## Required work
Nothing after the line with "const xAxisTitle = 'Uitloogduur in dagen';" belongs in the copy; extract the lines below from the top through that line, pictures left out.

## Source data
>>>>>

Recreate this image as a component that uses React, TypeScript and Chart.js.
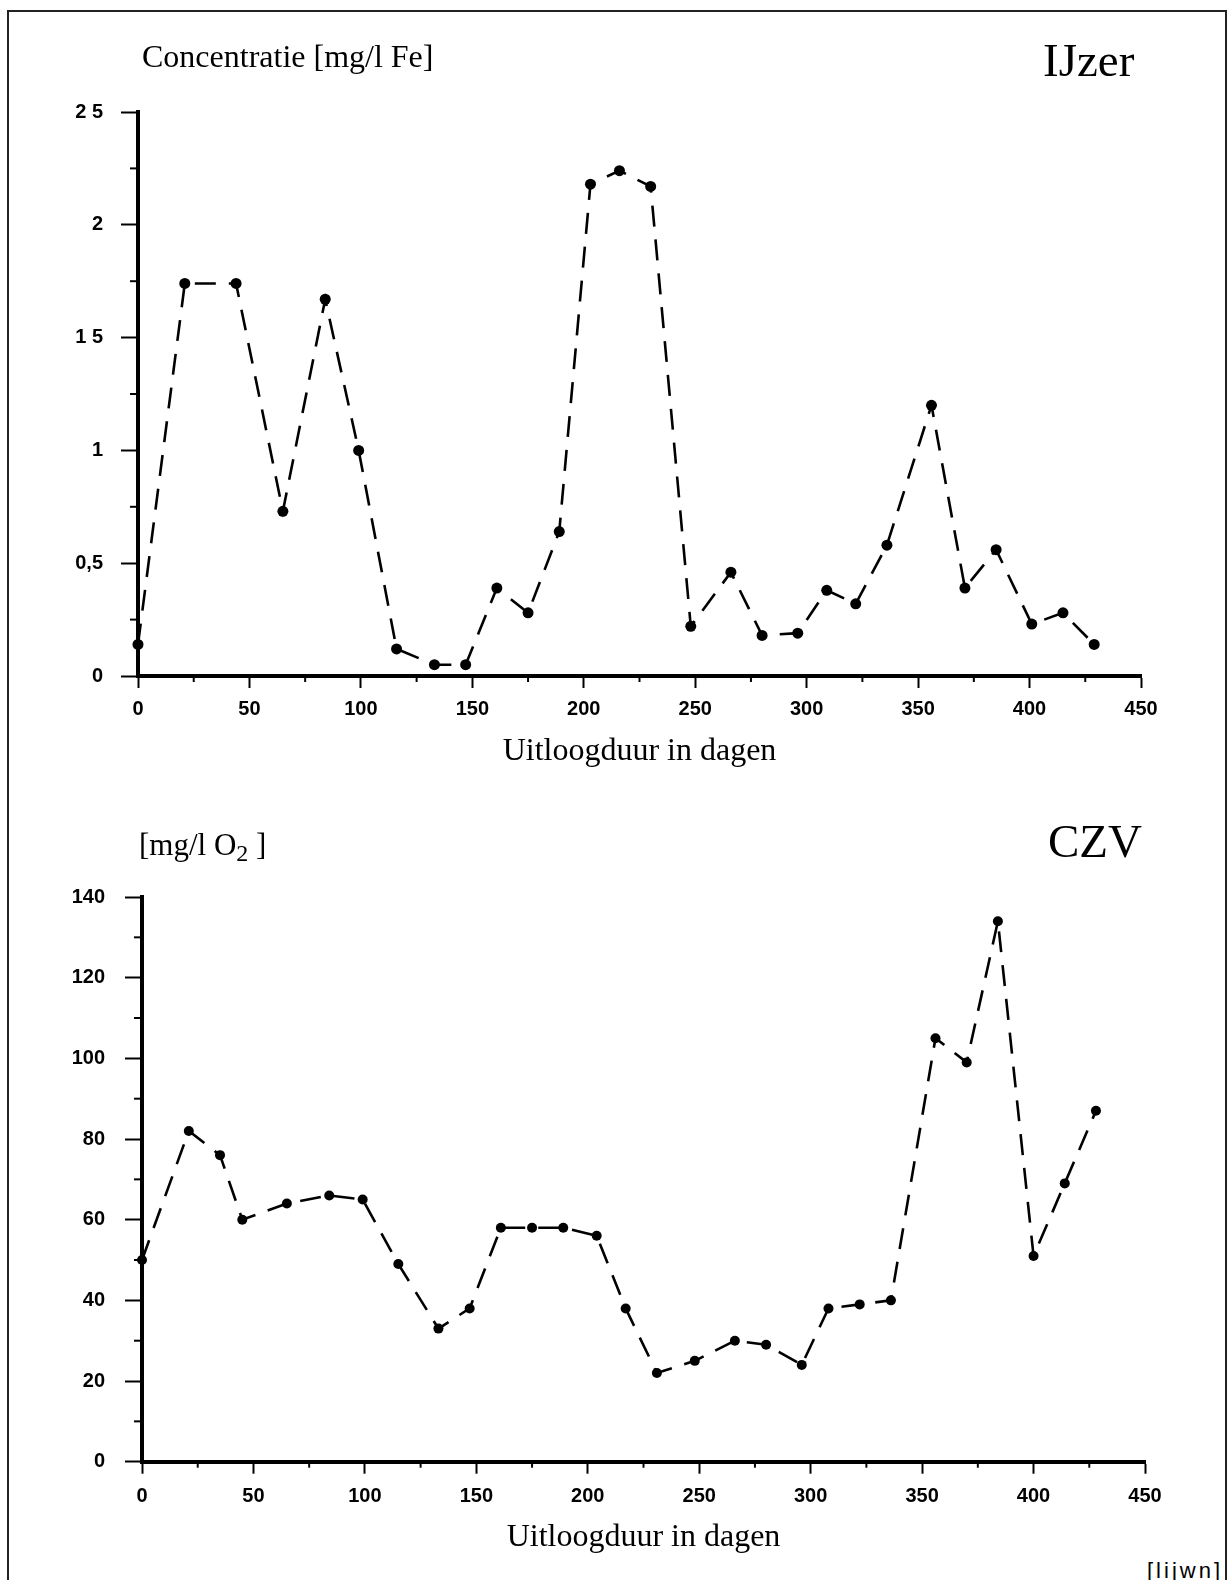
import React, { useEffect, useRef } from 'react';
import { Chart, registerables } from 'chart.js';

Chart.register(...registerables);

// ---------- data ----------
const xMajorTicks = [0, 50, 100, 150, 200, 250, 300, 350, 400, 450];
const xMinorTicks = [25, 75, 125, 175, 225, 275, 325, 375, 425];

const feDays = [0, 21, 44, 65, 84, 99, 116, 133, 147, 161, 175, 189, 203, 216, 230, 248, 266, 280, 296, 309, 322, 336, 356, 371, 385, 401, 415, 429];
const feValues = [0.14, 1.74, 1.74, 0.73, 1.67, 1.0, 0.12, 0.05, 0.05, 0.39, 0.28, 0.64, 2.18, 2.24, 2.17, 0.22, 0.46, 0.18, 0.19, 0.38, 0.32, 0.58, 1.2, 0.39, 0.56, 0.23, 0.28, 0.14];
const feTickLabels = ['0', '0,5', '1', '1 5', '2', '2 5'];
const feMinorTicks = [0.25, 0.75, 1.25, 1.75, 2.25];

const czvDays = [0, 21, 35, 45, 65, 84, 99, 115, 133, 147, 161, 175, 189, 204, 217, 231, 248, 266, 280, 296, 308, 322, 336, 356, 370, 384, 400, 414, 428];
const czvValues = [50, 82, 76, 60, 64, 66, 65, 49, 33, 38, 58, 58, 58, 56, 38, 22, 25, 30, 29, 24, 38, 39, 40, 105, 99, 134, 51, 69, 87];
const czvTickLabels = ['0', '20', '40', '60', '80', '100', '120', '140'];
const czvMinorTicks = [10, 30, 50, 70, 90, 110, 130];

const xAxisTitle = 'Uitloogduur in dagen';

// ---------- plugin: minor ticks drawn through the scales ----------
const minorTicksPlugin = {
  id: 'minorTicks',
  beforeDatasetsDraw(chart: any, _args: any, opts: any) {
    const { ctx, chartArea, scales } = chart;
    ctx.save();
    ctx.strokeStyle = '#000';
    ctx.lineWidth = opts.width || 2;
    (opts.x || []).forEach((v: number) => {
      const px = scales.x.getPixelForValue(v);
      ctx.beginPath();
      ctx.moveTo(px, chartArea.bottom);
      ctx.lineTo(px, chartArea.bottom + opts.xLen);
      ctx.stroke();
    });
    (opts.y || []).forEach((v: number) => {
      const py = scales.y.getPixelForValue(v);
      ctx.beginPath();
      ctx.moveTo(chartArea.left, py);
      ctx.lineTo(chartArea.left - opts.yLen, py);
      ctx.stroke();
    });
    ctx.restore();
  },
};

type Params = {
  days: number[];
  values: number[];
  yMax: number;
  yStep: number;
  yLabels: string[];
  yMinor: number[];
  left: number;
  padRight: number;
  padTop: number;
  xHeight: number;
  xPad: number;
  yPad: number;
  pointRadius: number;
};

const tickFont = { family: '"Liberation Sans", Arial, sans-serif', size: 20, weight: 'bold' };

function makeConfig(p: Params): any {
  return {
    type: 'line',
    data: {
      datasets: [
        {
          data: p.days.map((d, i) => ({ x: d, y: p.values[i] })),
          borderColor: '#000',
          borderWidth: 2.6,
          borderDash: [21, 13],
          pointRadius: p.pointRadius,
          pointBackgroundColor: '#000',
          pointBorderColor: '#000',
          pointBorderWidth: 0,
          tension: 0,
          fill: false,
          clip: false,
        },
      ],
    },
    options: {
      responsive: false,
      maintainAspectRatio: false,
      animation: false,
      events: [],
      layout: { padding: { left: 0, right: p.padRight, top: p.padTop, bottom: 0 } },
      plugins: {
        legend: { display: false },
        tooltip: { enabled: false },
        minorTicks: { x: xMinorTicks, y: p.yMinor, xLen: 6, yLen: 8, width: 2 },
      },
      scales: {
        x: {
          type: 'linear',
          min: 0,
          max: 450,
          afterFit: (s: any) => {
            s.height = p.xHeight;
          },
          afterBuildTicks: (s: any) => {
            s.ticks = xMajorTicks.map((v) => ({ value: v }));
          },
          ticks: {
            color: '#000',
            font: tickFont,
            padding: p.xPad,
            maxRotation: 0,
            autoSkip: false,
          },
          grid: {
            display: true,
            drawOnChartArea: false,
            drawTicks: true,
            tickLength: 12,
            tickWidth: 2,
            color: '#000',
          },
          border: { display: true, color: '#000', width: 4 },
          title: {
            display: true,
            text: xAxisTitle,
            color: '#000',
            font: { family: '"Liberation Serif", "Times New Roman", serif', size: 32, weight: 'normal' },
            padding: { top: 0, bottom: 0 },
          },
        },
        y: {
          type: 'linear',
          min: 0,
          max: p.yMax,
          afterFit: (s: any) => {
            s.width = p.left;
          },
          ticks: {
            stepSize: p.yStep,
            color: '#000',
            font: tickFont,
            padding: p.yPad,
            callback: (_v: any, i: number) => p.yLabels[i],
          },
          grid: {
            display: true,
            drawOnChartArea: false,
            drawTicks: true,
            tickLength: 17,
            tickWidth: 2,
            color: '#000',
          },
          border: { display: true, color: '#000', width: 4 },
        },
      },
    },
    plugins: [minorTicksPlugin],
  };
}

function ChartCanvas({ params, width, height, top }: { params: Params; width: number; height: number; top: number }) {
  const ref = useRef<HTMLCanvasElement | null>(null);
  useEffect(() => {
    if (!ref.current) return;
    const chart = new Chart(ref.current, makeConfig(params));
    return () => chart.destroy();
  }, []);
  return (
    <canvas
      ref={ref}
      width={width}
      height={height}
      style={{ position: 'absolute', left: 0, top, width, height }}
    />
  );
}

const serif = '"Liberation Serif", "Times New Roman", serif';

export default function App() {
  const feParams: Params = {
    days: feDays,
    values: feValues,
    yMax: 2.5,
    yStep: 0.5,
    yLabels: feTickLabels,
    yMinor: feMinorTicks,
    left: 138,
    padRight: 1231 - 1141,
    padTop: 112,
    xHeight: 95,
    xPad: 9,
    yPad: 18,
    pointRadius: 5.5,
  };
  const czvParams: Params = {
    days: czvDays,
    values: czvValues,
    yMax: 140,
    yStep: 20,
    yLabels: czvTickLabels,
    yMinor: czvMinorTicks,
    left: 142,
    padRight: 1231 - 1145,
    padTop: 117,
    xHeight: 95.3,
    xPad: 11,
    yPad: 20,
    pointRadius: 5,
  };
  return (
    <div
      style={{
        position: 'absolute',
        left: 0,
        top: 0,
        width: 1231,
        height: 1580,
        background: '#fff',
        overflow: 'hidden',
      }}
    >
      <div
        style={{
          position: 'absolute',
          left: 7,
          top: 10,
          width: 1216,
          height: 1600,
          borderTop: '2px solid #222',
          borderLeft: '2px solid #222',
          borderRight: '2px solid #222',
        }}
      />
      <ChartCanvas params={feParams} width={1231} height={771} top={0} />
      <ChartCanvas params={czvParams} width={1231} height={777} top={780} />
      <div style={{ position: 'absolute', left: 142, top: 40, fontFamily: serif, fontSize: 32, lineHeight: 1, color: '#000', whiteSpace: 'nowrap' }}>
        Concentratie [mg/l Fe]
      </div>
      <div style={{ position: 'absolute', left: 1043, top: 37, fontFamily: serif, fontSize: 47, lineHeight: 1, color: '#000', whiteSpace: 'nowrap' }}>
        IJzer
      </div>
      <div style={{ position: 'absolute', left: 139, top: 829, fontFamily: serif, fontSize: 31, lineHeight: 1, color: '#000', whiteSpace: 'nowrap' }}>
        [mg/l O<sub style={{ fontSize: 24, verticalAlign: -6, lineHeight: 1 }}>2</sub> ]
      </div>
      <div style={{ position: 'absolute', left: 1048, top: 818, fontFamily: serif, fontSize: 47, lineHeight: 1, color: '#000', whiteSpace: 'nowrap' }}>
        CZV
      </div>
      <div
        style={{
          position: 'absolute',
          left: 1147,
          top: 1560,
          fontFamily: '"Liberation Sans Narrow", "Liberation Sans", sans-serif',
          fontSize: 22,
          lineHeight: 1,
          letterSpacing: 3,
          color: '#000',
          whiteSpace: 'nowrap',
        }}
      >
        [lijwn]
      </div>
    </div>
  );
}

<<<<<

## Finished exercise
Recreate this image as a component that uses React, TypeScript and Chart.js.
import React, { useEffect, useRef } from 'react';
import { Chart, registerables } from 'chart.js';

Chart.register(...registerables);

// ---------- data ----------
const xMajorTicks = [0, 50, 100, 150, 200, 250, 300, 350, 400, 450];
const xMinorTicks = [25, 75, 125, 175, 225, 275, 325, 375, 425];

const feDays = [0, 21, 44, 65, 84, 99, 116, 133, 147, 161, 175, 189, 203, 216, 230, 248, 266, 280, 296, 309, 322, 336, 356, 371, 385, 401, 415, 429];
const feValues = [0.14, 1.74, 1.74, 0.73, 1.67, 1.0, 0.12, 0.05, 0.05, 0.39, 0.28, 0.64, 2.18, 2.24, 2.17, 0.22, 0.46, 0.18, 0.19, 0.38, 0.32, 0.58, 1.2, 0.39, 0.56, 0.23, 0.28, 0.14];
const feTickLabels = ['0', '0,5', '1', '1 5', '2', '2 5'];
const feMinorTicks = [0.25, 0.75, 1.25, 1.75, 2.25];

const czvDays = [0, 21, 35, 45, 65, 84, 99, 115, 133, 147, 161, 175, 189, 204, 217, 231, 248, 266, 280, 296, 308, 322, 336, 356, 370, 384, 400, 414, 428];
const czvValues = [50, 82, 76, 60, 64, 66, 65, 49, 33, 38, 58, 58, 58, 56, 38, 22, 25, 30, 29, 24, 38, 39, 40, 105, 99, 134, 51, 69, 87];
const czvTickLabels = ['0', '20', '40', '60', '80', '100', '120', '140'];
const czvMinorTicks = [10, 30, 50, 70, 90, 110, 130];

const xAxisTitle = 'Uitloogduur in dagen';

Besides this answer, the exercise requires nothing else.